Our commitment to sharing AI knowledge openly is built on:

  • Community of Practice – We maintain an active AI community of practice with regular gatherings, structured knowledge-sharing sessions, and a recognised role in the organisation's learning infrastructure. Community participation is encouraged and recognised — not treated as optional overhead on top of delivery work.
  • Shared Pattern Libraries – Reusable approaches — data pipeline patterns, evaluation frameworks, model architectures, MLOps configurations, fairness assessment methodologies — are documented in shared pattern libraries maintained by the community. Teams begin new work by looking to the library before building from scratch.
  • Failure and Learning Retrospectives – When AI experiments fail, do not deliver expected outcomes, or surface important lessons, those learnings are documented and shared across the community — not suppressed or confined to the immediate team. Blameless post-mortems on AI failures are a standard practice and their outputs are organisational property.
  • Experimentation Recognition – Thoughtful AI experimentation is recognised and valued, regardless of outcome. People who try novel approaches, test new techniques, and share what they discover — including negative results — are celebrated for advancing organisational capability. Risk-aversion driven by fear of visible failure is actively countered.
  • Cross-Team Collaboration – Teams working on related AI problems are connected to each other and encouraged to collaborate. We prevent the reinvention of solutions to problems already solved elsewhere, and we facilitate the cross-pollination of approaches between teams working in different domains.
  • Learning Path Development – We invest in structured learning paths for AI practitioners at different experience levels, drawing on internal expertise as well as external resources. Senior practitioners contribute to learning path content and mentoring as a recognised part of their role.
  • External Knowledge Integration – We monitor and integrate relevant external AI advances — research publications, open-source tooling, regulatory developments, industry case studies — into the organisation's knowledge base. External knowledge is curated, contextualised, and made accessible rather than left for individuals to discover independently.

Why This Matters AI knowledge sharing has a compounding return. Every lesson learned and shared becomes a lesson that does not need to be relearned. Every pattern documented and made available becomes a lever that accelerates future work. Organisations that invest in knowledge infrastructure accumulate structural advantages in AI delivery quality and speed that no individual hiring or project investment can match. And practitioners who work in cultures of genuine knowledge sharing — where learning is celebrated and expertise flows freely — report higher satisfaction, greater confidence, and deeper commitment to their work.

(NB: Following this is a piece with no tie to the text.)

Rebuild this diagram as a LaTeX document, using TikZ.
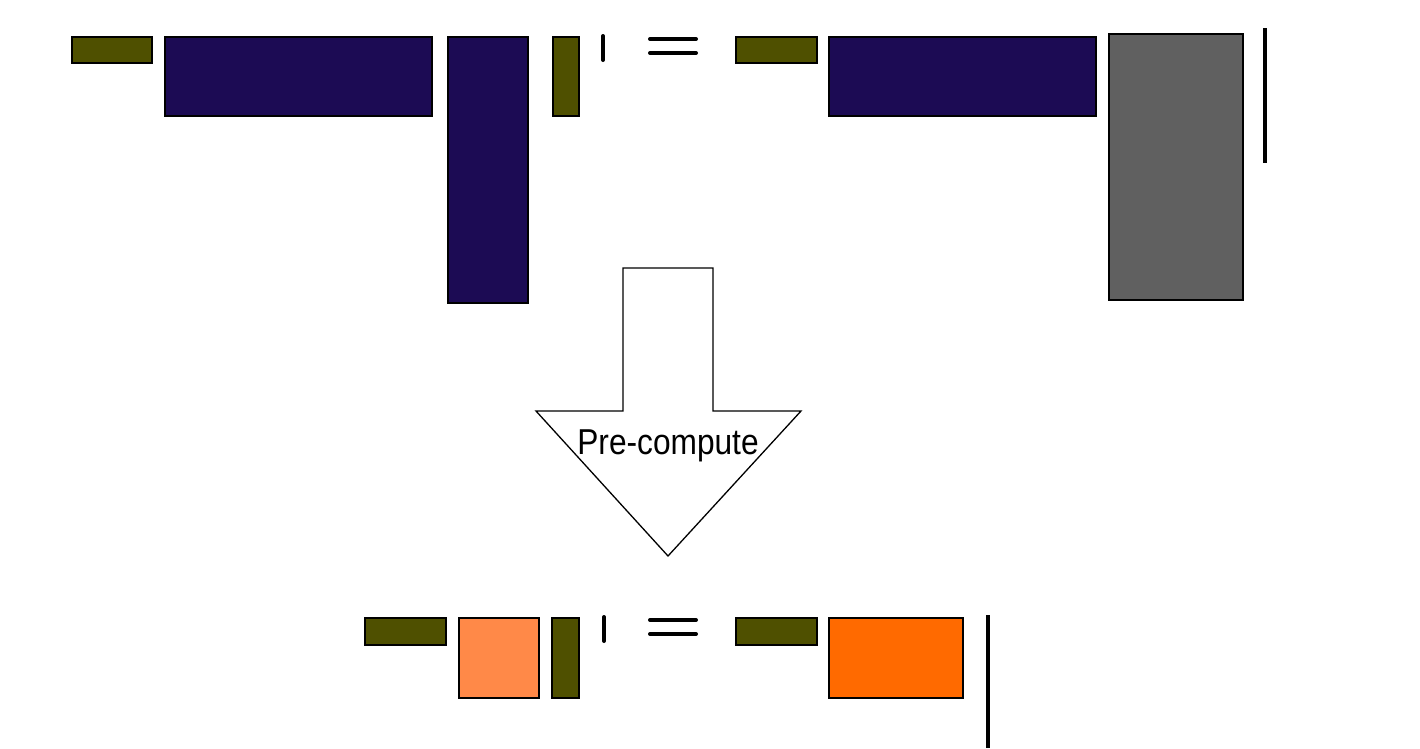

Our Expectation Every AI team participates in the organisation's AI community of practice, contributes knowledge artefacts when they develop genuinely reusable insights, and shares the learnings from both successful and unsuccessful AI work. Individual knowledge hoarding is not tolerated; community knowledge building is recognised and rewarded. Sharing AI knowledge openly across the organisation is how we build an AI capability that makes practitioners Happier, more capable, and increasingly effective — together.